Brabha has proactively participated in reconnaissance and learning missions following earthquakes overseas (Wenchuan Earthquake China 2008, and Kumamoto Earthquake, Japan 2016) and in New Zealand (Canterbury 2010-2011, and Kaikōura 2016), as well as numerous storms. He brings valuable lessons from these disasters for clients as well as engineering and planning practice.
Brabha relishes the opportunity to work across all sectors, from transport and buildings to water and energy, and bring innovation and resilience into projects including Wellington Inner City Bypass, Ferrymead Bridge, West Wind Farm and Wellington East Girls College. One of his highlights is was infusing substantial resilience into the 27 km Transmission Gully expressway scheme, while reducing costs by 30%.

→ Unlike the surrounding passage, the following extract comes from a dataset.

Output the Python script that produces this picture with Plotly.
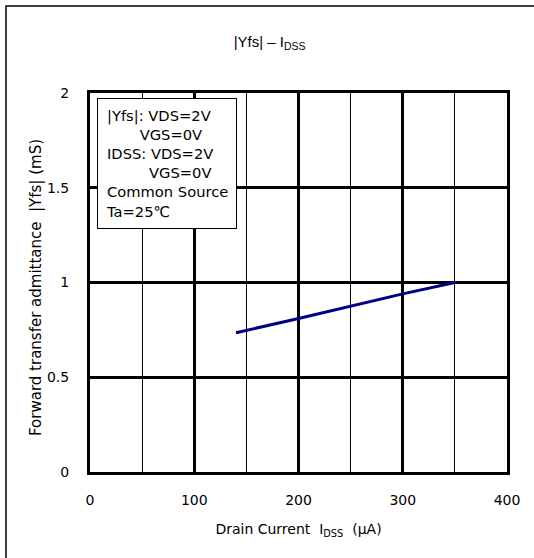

“Resilience doesn’t necessarily need to cost more. One of the biggest challenges is meeting societal expectations for quick return to functionality after natural disasters. Our codes focus on life safety because, at one point, this wasn’t assured. However, it’s time we shifted our thinking to include resilience. After all, infrastructure and buildings are there to provide functionality to society, and we need to be ready for the future.”
Brabha has a flair for innovation and combines applied research and practice to explore and bring new ideas to benefit clients and society. His 2017 research on design of cut slopes proposed a resilience-based design approach for the first time. Brabha recently led the highly-acclaimed Wellington Transport Resilience business case – a first in New Zealand – which demonstrated how resilience can be addressed for a complex distributed network.
Brabha is a Chartered Professional Engineer and a Fellow of Engineering NZS and has been recognised by awards such as the 2013 Freyssinet Award from Engineering NZ for his supreme contribution to the profession and industry.